Last April, Bevan Ernst, a government biologist, and a team from British Columbia’s Ministry of Environment and Climate Change were soaring over Wells Gray Provincial Park in a helicopter, conducting a routine caribou census, when they spotted the entrance to a cave near the base of a mountain slope—an entrance so large that it could just about swallow a football field. It was possibly the largest cave ever discovered in Canada. With its ominous opening, Ernst promptly nicknamed the cave “Sarlacc Pit,” a reference to a subterranean creature that appears in the Star Wars film Return of the Jedi.

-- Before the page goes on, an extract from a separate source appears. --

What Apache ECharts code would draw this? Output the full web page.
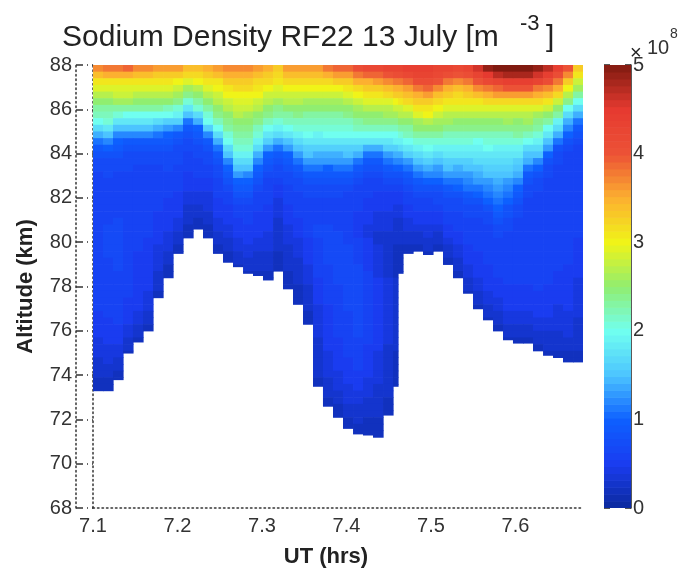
<!DOCTYPE html>
<html><head><meta charset="utf-8">
<style>html,body{margin:0;padding:0;background:#fff}#c{width:680px;height:571px}</style>
<script src="https://cdn.jsdelivr.net/npm/echarts@6/dist/echarts.min.js"></script>
</head><body><div id="c"></div>
<script>
// UT (hrs) edges of the profiles
const utEdges=[7.1,7.1118,7.1237,7.1355,7.1473,7.1592,7.1710,7.1829,7.1947,7.2065,7.2184,7.2302,7.2420,7.2539,7.2657,7.2776,7.2894,7.3012,7.3131,7.3249,7.3367,7.3486,7.3604,7.3722,7.3841,7.3959,7.4078,7.4196,7.4314,7.4433,7.4551,7.4610,7.4669,7.4788,7.4906,7.5024,7.5143,7.5261,7.5380,7.5498,7.5616,7.5735,7.5853,7.5971,7.6090,7.6208,7.6327,7.6445,7.6563,7.6682,7.68];
// lowest altitude (km) with data, one per profile
const floorKm=[73.3,73.3,73.8,75.0,75.5,76.0,77.5,78.4,79.5,80.2,80.6,80.2,79.5,79.1,78.9,78.6,78.5,78.3,78.7,77.9,77.2,76.3,73.5,72.6,72.1,71.6,71.35,71.3,71.2,72.2,73.5,78.6,79.5,79.6,79.45,79.6,79.0,78.4,77.7,77.0,76.5,76.0,75.6,75.45,75.45,75.1,74.9,74.8,74.6,74.6];
const topKm=88, rowKm=0.3;
// density in 10^7 m^-3, each profile listed from 88 km downward in 0.3 km rows
const density=[
[37,34,31,29,27,25,23,22,20,17,14,11,9,8,7,7,6,6,6,6,6,6,6,6,6,6,6,6,6,6,6,6,6,6,6,6,6,5,5,5,5,4,4,4,3,3,3,2,2],
[38,35,31,29,27,25,23,22,21,18,15,12,10,8,7,7,7,6,6,6,6,6,6,6,7,7,7,7,7,6,6,6,6,6,6,6,6,6,5,5,5,5,4,4,4,3,3,2,2],
[38,35,31,29,28,26,23,21,18,15,12,10,9,8,7,7,6,6,6,6,6,6,6,7,7,7,7,7,7,7,7,6,6,6,6,6,6,6,6,5,5,5,4,4,3,3,2,2],
[39,35,31,29,28,26,23,20,18,15,12,9,8,7,7,7,6,6,6,6,6,6,6,6,6,6,6,6,6,6,6,6,6,6,6,5,5,5,5,4,4,3,3,2],
[37,34,31,29,27,25,23,20,18,15,12,9,8,7,7,6,6,6,6,6,6,6,6,6,6,6,6,6,5,5,5,5,5,5,5,5,5,4,4,3,3,2],
[37,34,31,29,27,25,23,20,18,15,12,9,8,7,7,6,6,6,6,6,6,6,6,6,6,6,5,5,5,5,5,5,5,5,4,4,4,3,3,2],
[36,33,31,29,27,25,23,20,17,14,11,9,8,7,7,6,6,6,6,6,6,6,5,5,5,5,5,4,4,4,4,3,3,3,2],
[36,33,31,29,27,25,22,20,16,13,10,9,8,7,7,7,6,6,6,6,5,5,5,5,5,4,4,4,3,3,2,2],
[36,33,30,28,26,24,21,19,16,12,9,8,7,7,7,6,6,6,6,5,5,5,5,4,4,3,3,2,2],
[34,32,29,26,24,21,18,15,11,9,8,7,7,6,6,6,5,5,5,4,4,3,3,3,2,2],
[34,32,30,27,25,23,21,17,14,10,9,8,7,7,6,6,6,5,5,4,4,3,3,2,2],
[35,33,31,29,27,25,23,21,20,16,12,9,8,7,7,6,6,5,5,4,4,4,3,3,2,2],
[36,34,31,30,28,27,25,24,22,20,17,14,11,9,8,7,7,6,6,6,5,5,5,4,4,3,3,2,2],
[37,35,33,31,30,28,27,25,24,23,21,20,17,15,12,10,9,8,7,6,6,5,5,5,4,4,3,3,2,2],
[37,35,33,32,30,29,28,27,25,24,23,22,21,19,17,15,13,10,9,8,7,6,6,5,5,5,4,4,3,3,2],
[37,35,33,32,30,29,28,26,25,24,23,22,21,19,17,15,12,10,9,8,7,6,6,6,5,5,5,4,4,3,3,2],
[36,34,32,31,30,28,27,25,24,22,21,19,17,14,12,10,9,8,7,6,6,6,5,5,5,5,4,4,3,3,3,2],
[35,33,32,30,28,27,25,24,22,20,18,16,13,10,9,8,7,6,6,6,6,5,5,5,5,4,4,4,3,3,3,2,2],
[33,32,31,29,28,26,24,23,21,19,17,14,11,9,8,7,7,6,5,5,4,4,4,3,3,3,3,3,2,2,2],
[36,34,32,30,28,27,25,23,22,20,18,15,13,10,9,8,7,7,6,6,6,5,5,5,4,4,4,3,3,3,3,2,2,2],
[36,34,32,30,28,27,25,24,22,21,19,17,15,13,11,9,8,7,7,6,6,6,6,5,5,5,4,4,4,3,3,3,3,2,2,2],
[36,34,32,30,28,26,25,23,22,21,20,18,16,15,13,11,9,8,7,7,6,6,6,6,6,6,5,5,5,5,4,4,4,3,3,3,3,2,2],
[36,34,32,30,28,26,25,23,22,21,19,18,16,14,13,11,9,8,7,7,6,6,6,6,7,7,6,6,6,6,6,6,5,5,5,5,4,4,4,4,4,3,3,3,3,3,3,2,2],
[38,35,32,30,28,26,25,23,22,21,20,18,16,14,13,10,9,8,7,7,6,6,6,6,7,7,7,7,7,7,6,6,6,6,6,6,5,5,5,5,5,5,5,4,4,4,4,3,3,3,2,2],
[39,36,33,30,28,26,25,23,22,21,20,18,16,14,13,11,9,8,7,7,6,6,6,6,6,7,7,7,7,7,7,7,7,6,6,6,6,6,6,6,6,5,5,5,5,5,4,4,4,3,3,2,2],
[39,36,33,31,29,27,25,24,22,21,20,18,16,15,13,11,9,8,7,6,6,6,6,6,6,6,6,7,7,7,7,7,7,7,7,7,7,6,6,6,6,6,6,6,5,5,5,5,4,4,4,3,3,2,2],
[41,38,35,32,30,28,26,25,23,22,20,18,16,14,11,9,8,7,6,6,6,6,5,5,5,5,6,6,6,6,7,7,7,7,7,7,7,7,7,7,7,6,6,6,6,6,5,5,5,4,4,3,3,3,2,2],
[42,39,35,33,31,29,27,25,24,22,20,18,14,11,9,8,7,6,6,6,5,5,5,5,4,4,5,5,5,5,5,6,6,6,6,6,6,6,6,6,6,6,5,5,5,5,5,4,4,4,3,3,3,2,2,2],
[42,39,36,33,31,29,27,25,24,22,20,18,14,11,9,8,7,6,6,5,5,5,4,4,4,3,3,4,4,4,4,4,5,5,5,5,5,5,5,5,5,5,5,4,4,4,4,4,3,3,3,3,3,2,2,2],
[43,40,37,34,32,29,27,26,24,22,20,18,16,13,11,9,8,7,6,5,5,5,4,4,4,3,3,3,3,3,3,3,4,4,4,4,4,4,4,4,4,4,3,3,3,3,3,3,3,3,2,2,2],
[43,41,38,35,33,30,28,26,24,22,20,19,16,14,12,10,8,7,6,5,5,4,4,3,3,3,3,2,2,2,2,2,3,3,3,3,3,3,3,3,3,3,3,2,2,2,2,2,2],
[43,41,38,35,33,31,28,27,25,23,21,19,17,14,12,10,8,7,6,5,5,4,4,3,3,3,3,2,2,2,2,2],
[44,42,39,36,34,32,29,27,25,23,22,20,18,16,13,11,9,8,7,6,6,5,5,4,4,3,3,2,2],
[44,43,41,38,35,33,31,29,26,25,23,21,19,17,15,13,11,9,8,7,6,6,5,5,4,3,3,2],
[44,43,41,39,36,33,31,30,27,25,23,21,20,18,16,14,12,10,8,7,6,6,5,5,4,4,3,3,2],
[43,42,40,37,34,32,30,28,26,25,23,21,19,17,15,13,12,10,8,7,7,6,5,5,4,3,3,2],
[43,41,38,35,33,31,29,27,26,24,22,21,19,18,16,15,13,11,9,8,7,7,6,6,5,5,4,3,3,2],
[42,40,37,34,32,31,29,27,25,24,22,21,19,18,16,14,13,11,10,8,7,7,6,6,6,5,5,4,4,3,3,2],
[43,41,38,35,33,31,29,27,25,24,22,21,19,18,16,15,13,12,11,9,8,7,7,6,6,6,6,5,5,5,4,4,3,3,2],
[46,43,40,37,34,31,29,27,25,24,22,20,19,18,17,15,14,13,11,10,8,7,7,6,6,6,6,6,5,5,5,5,4,4,3,3,2],
[49,45,42,38,35,32,29,27,25,24,22,21,20,18,17,16,15,13,12,11,10,8,7,7,6,6,6,6,6,6,5,5,5,5,4,4,3,3,2],
[50,47,43,39,36,32,29,27,25,24,22,21,19,18,17,16,15,14,13,12,11,10,9,8,7,7,6,6,6,6,6,6,5,5,5,4,4,3,3,2],
[50,48,44,40,36,32,29,27,26,24,22,21,19,18,17,16,15,13,12,11,10,8,8,7,7,6,6,6,6,6,6,6,6,5,5,5,5,4,4,3,3,2],
[50,48,44,40,36,32,29,27,25,24,23,21,19,18,16,15,14,12,10,9,8,7,7,6,6,6,6,6,6,6,6,6,6,5,5,5,5,4,4,3,3,2],
[50,48,44,40,36,32,29,27,26,24,22,20,17,15,14,11,9,8,7,7,6,6,6,6,6,6,6,6,6,6,6,6,6,5,5,5,5,4,4,3,3,2],
[49,46,43,38,35,32,29,26,24,23,21,19,17,15,12,10,8,7,7,6,6,6,6,6,6,6,6,6,6,6,6,6,6,6,5,5,5,5,4,4,3,3,2],
[47,44,41,37,34,31,28,25,23,20,18,15,13,10,8,7,7,6,6,6,6,6,6,6,6,6,6,6,6,6,6,6,6,5,5,5,5,5,4,4,3,3,3,2],
[44,41,38,35,32,28,25,23,19,17,14,11,8,7,7,6,6,6,6,6,6,6,6,6,6,6,6,6,6,6,6,5,5,5,5,5,4,4,4,4,3,3,3,2],
[40,37,33,30,27,24,20,17,14,12,10,8,7,6,6,6,6,6,6,6,6,6,6,6,6,6,6,6,6,6,5,5,5,5,5,5,5,4,4,4,4,3,3,2,2],
[33,31,28,26,23,20,17,14,11,9,8,7,6,6,6,6,6,6,6,6,6,6,6,6,6,6,5,5,5,5,5,5,4,4,4,4,4,4,3,3,3,3,3,2,2]
];
const altTicks=[68,70,72,74,76,78,80,82,84,86,88];
const utTicks=[7.1,7.2,7.3,7.4,7.5,7.6];
const barTicks=[0,1,2,3,4,5];
const barLevelCount=64;
const palette=['#0b2a9c','#1a3cf0','#0d60ff','#4cc4ff','#70fff0','#90ee70','#f0f418','#fcb030','#ec5236','#e63a30','#801a10'];

const cells=[];
density.forEach((col,c)=>{
  const f=floorKm[c];
  col.forEach((v,r)=>{
    const top=topKm-rowKm*r;
    if(top<=f) return;
    const low=r===col.length-1?f:Math.max(f,top-rowKm);
    cells.push([utEdges[c],utEdges[c+1],top,low,v]);
  });
});
const barCells=[];
for(let i=0;i<barLevelCount;i++){
  const lo=i*5/barLevelCount, hi=(i+1)*5/barLevelCount;
  barCells.push([0,1,hi,lo,(lo+hi)*5]);
}
function cellItem(params,api){
  const a=api.coord([api.value(0),api.value(2)]);
  const b=api.coord([api.value(1),api.value(3)]);
  return {type:'rect',shape:{x:a[0],y:a[1],width:b[0]-a[0]+0.6,height:b[1]-a[1]+0.6},style:{fill:api.visual('color')}};
}
const font='"Liberation Sans",Arial,sans-serif';
const ink='#222';
const soft='#333';
const chart=echarts.init(document.getElementById('c'),null,{renderer:'canvas'});
chart.setOption({
  animation:false,
  backgroundColor:'#fff',
  textStyle:{fontFamily:font},
  title:[
    {text:'Sodium Density RF22 13 July [m',left:57,top:18,textStyle:{fontFamily:font,fontSize:30,fontWeight:'normal',color:ink}},
    {text:'-3',left:515,top:8,textStyle:{fontFamily:font,fontSize:22,fontWeight:'normal',color:ink}},
    {text:']',left:541,top:18,textStyle:{fontFamily:font,fontSize:30,fontWeight:'normal',color:ink}},
    {text:'×',left:625,top:38,textStyle:{fontFamily:font,fontSize:20,fontWeight:'normal',color:ink}},
    {text:'10',left:642,top:33,textStyle:{fontFamily:font,fontSize:20,fontWeight:'normal',color:soft}},
    {text:'8',left:665,top:22,textStyle:{fontFamily:font,fontSize:14,fontWeight:'normal',color:soft}}
  ],
  grid:[
    {left:93,top:65,width:490,height:443,outerBoundsMode:'none'},
    {left:604,top:65,width:27,height:443,outerBoundsMode:'none'}
  ],
  xAxis:[
    {type:'value',gridIndex:0,min:7.1,max:7.68,interval:0.1,
     name:'UT (hrs)',nameLocation:'middle',nameGap:38,
     nameTextStyle:{fontFamily:font,fontSize:22,fontWeight:'bold',color:ink,padding:[0,24,0,0]},
     axisLine:{show:true,onZero:false,lineStyle:{color:'#333',type:[1.5,3],width:1.5}},
     axisTick:{show:false},splitLine:{show:false},
     axisLabel:{fontFamily:font,fontSize:20,color:soft,margin:8,customValues:utTicks,formatter:v=>v.toFixed(1)}},
    {type:'value',gridIndex:1,min:0,max:1,show:false}
  ],
  yAxis:[
    {type:'value',gridIndex:0,min:68,max:88,interval:2,
     name:'Altitude (km)',nameLocation:'middle',nameGap:56,nameRotate:90,
     nameTextStyle:{fontFamily:font,fontSize:22,fontWeight:'bold',color:ink},
     axisLine:{show:true,onZero:false,lineStyle:{color:'#333',type:[1.5,3],width:1.5}},
     axisTick:{show:true,length:17,lineStyle:{color:'#333',type:[1,4,1,4,7,0],width:1.5}},
     splitLine:{show:false},
     axisLabel:{fontFamily:font,fontSize:20,color:soft,margin:21,customValues:altTicks}},
    {type:'value',gridIndex:0,min:68,max:88,interval:2,position:'left',offset:17,
     axisLine:{show:true,onZero:false,lineStyle:{color:'#333',type:[1.5,3],width:1.5}},
     axisTick:{show:false},axisLabel:{show:false},splitLine:{show:false}},
    {type:'value',gridIndex:1,min:0,max:5,interval:1,position:'right',
     axisLine:{show:true,onZero:false,lineStyle:{color:'#222',width:1.5}},
     axisTick:{show:true,inside:true,length:6,lineStyle:{color:'#222',width:1.5}},
     splitLine:{show:false},
     axisLabel:{fontFamily:font,fontSize:20,color:soft,margin:2,customValues:barTicks}},
    {type:'value',gridIndex:1,min:0,max:5,interval:1,position:'left',
     axisLine:{show:false},
     axisTick:{show:true,inside:true,length:6,lineStyle:{color:'#222',width:1.5}},
     axisLabel:{show:false},splitLine:{show:false}}
  ],
  visualMap:[{type:'continuous',show:false,min:0,max:50,dimension:4,seriesIndex:[0,1],inRange:{color:palette}}],
  series:[
    {type:'custom',xAxisIndex:0,yAxisIndex:0,renderItem:cellItem,data:cells,encode:{x:[0,1],y:[2,3]},clip:true,silent:true,z:2},
    {type:'custom',xAxisIndex:1,yAxisIndex:2,renderItem:cellItem,data:barCells,encode:{x:[0,1],y:[2,3]},clip:true,silent:true,z:2}
  ]
});
</script></body></html>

Although the name is temporary—consultations are currently taking place with First Nations over whether they have a name for the area—the cave is very permanent. “It was completely unexpected to find a cave of this scale in this location,” wrote Lee Hollis in an email. Hollis, the owner and operator of Cody Cave Tours near Kootenay Lake, B.C., where he guides groups through Cody Caves Provincial Park, has 31 years of experience caving across Europe, North America, and Asia, and was the first person to make a formal descent into the cave in September with a team of researchers.
“Sarlacc Pit is huge,” Hollis wrote, “and by far the biggest entrance pit I’ve seen dimensionally. The pit is 100 metres across, 60 metres wide, and at the far wall approximately 130 metres deep.” A waterfall fed by glacial meltwater plunges into the pit at an astonishing rate, helping to form the cave. While the exact length and depth of the cave are still unknown, Hollis estimates that it is at least 2.1 km in length and 500 metres deep, as the cave connects to an underground river.
These numbers, and the cave itself, are significant because “its dimensions make it the largest known surface pit in Canada, geologically in an area where you wouldn’t expect to find caves, particularly of this scale,” Hollis wrote. Due to the peculiar location of the cave, the find is also significant because of the types of rocks present. “The area has large layered quantities of all three base rock types, of which igneous (granite), sedimentary (limestone), and metamorphic (marble) are present,” Hollis wrote. “Sampling these materials from different parts of the cave will help build the complex picture of how and when the cave formed.”
Hollis explained that the reason the cave was only recently discovered is because it’s in a remote location “at the base of a glacier, in a shaded area underneath an avalanche chute. So, it’s probably been filled with snow and ice until recent years.” This means that as global warming melts ice and snow in some of these remote areas, it’s possible that more caves will be uncovered.
Hollis will be directly involved in planning and then leading the underground exploration of the cave in 2019 and 2020. “It’s a world class cave in many aspects, and spelunkers from around the world are keen to hear further findings.”